C’est une naissance qui s’y opère !
Si notre regard ne rejoint pas cette vérité, alors nous restons prisonniers de la souffrance et de la mort. Et nous rendons vaine la Passion du Christ.
Seigneur, nos yeux sont obscurs. « Miséricorde » est ton nom. Qu’éclatent les vieilles outres de nos cœurs. Guéris notre regard pour qu’il s’illumine de la Bonne nouvelle de l’Évangile, à l’heure où nous nous tenons au pied de la Croix de ton Fils.
Et nous pourrons célébrer « la longueur, la largeur, la hauteur », le cœur consolé et ébloui.
La mort de Jésus sur la croix est apparue comme un échec. Le seul acte de foi est venu d’un soldat romain, un étranger : « vraiment cet homme était Fils de Dieu ». Oui, Jésus est Roi, mais son trône, c’est la croix.
Ils sont légion les hommes, les femmes, les enfants mêmes, violentés, humiliés, torturés, assassinés, sous tous les cieux, en chaque temps de l’histoire. C’est la réalité de notre monde, avec ses appels et révoltes, ses cris et clameurs, depuis les terres de misère ou de guerre, dans les foyers déchirés, les prisons, sur les embarcations surchargées de migrants.
A côté de tout cela, en quoi la souffrance et la mort, dans le passé, d’un innocent de plus, Jésus, sont-elles exceptionnelles ?
L’illustration récente, c’est la mort du lieutenant-colonel Arnaud Beltrame le vendredi passé. Il a accepté de donner sa vie pour qu’une femme prise en otage soit sauvée. Remplacez cette femme par notre humanité, vous avez la figure du Christ, qui est Dieu, fils de Dieu venu nous libérer de la mort éternelle.
Tant de larmes, tant de misère ne sont pas perdues dans l’océan du temps, mais recueillies par lui, pour être transfigurées dans la mystérieuse alchimie d’un amour où le mal est englouti.
Seigneur, notre Dieu,
Nous confessons que Jésus est le « resplendissement de ta gloire » (He 1,3).
Fais-nous entrer dans la joie éternelle, qui nous fait acclamer en Jésus revêtu de pourpre et couronné d’épines, le roi de gloire que chante le psaume : « Portes, levez vos frontons, Elevez-vous portes éternelles, qu’il entre le roi de gloire » (Ps 24,9).
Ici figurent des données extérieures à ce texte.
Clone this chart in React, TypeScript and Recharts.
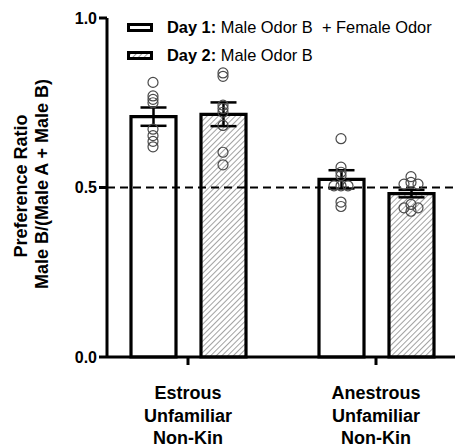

Méditons sur quelques personnages qui nous ressemblent : Simon-Pierre, Simon de Cyrène, entre autres.
Simon-Pierre
Autour d’un brasero, dans la cour du sanhédrin, la fidélité intrépide de Pierre ne va pas résister aux paroles soupçonneuses d’une jeune femme… Se reconnaître disciple de Jésus n’a jamais été de tout repos. Il est la vérité. Quand elle implique courage, la vérité a du mal à trouver des témoins… Les hommes sont faits ainsi que beaucoup lui préfèrent alors le mensonge, et Pierre est de notre humanité
l trahit, à trois reprises, c’est-à-dire encore et encore. Mais Pierre sait reconnaître sa faute ; ses larmes coulent, comme une eau qui lave une souillure.
Bientôt, dans quelques jours, auprès d’un autre feu de braise, sur le rivage, Pierre reconnaîtra son Seigneur ressuscité, qui lui confiera le soin de ses brebis. Pierre apprendra le pardon sans mesure que le Ressuscité prononce sur toutes nos trahisons.
Simon de Cyrène
l’Evangile a voulu porter jusqu’à nous le nom de ce libyen. Décidemment, la Lybie est toujours présente dans les grands drames de l’histoire : de la religion à la politique en passant par les migrations massives. Le pauvre geste de secours de cet africain nous enseigne qu’en soulageant la peine d’un condamné à mort, Simon le libyen a soulagé la peine du Fils de Dieu, sans qu’il le sache.
Nous te présentons, comme une offrande sainte, tous les gestes de bonté, d’accueil, de dévouement, qui sont accomplis chaque jour en notre monde.
Daigne les reconnaître comme la vérité de notre humanité, qui parle plus haut que tous les gestes de rejet ou de haine. Daigne bénir les hommes et les femmes de compassion, qui te rendent gloire, même s’ils ne savent pas encore prononcer ton nom.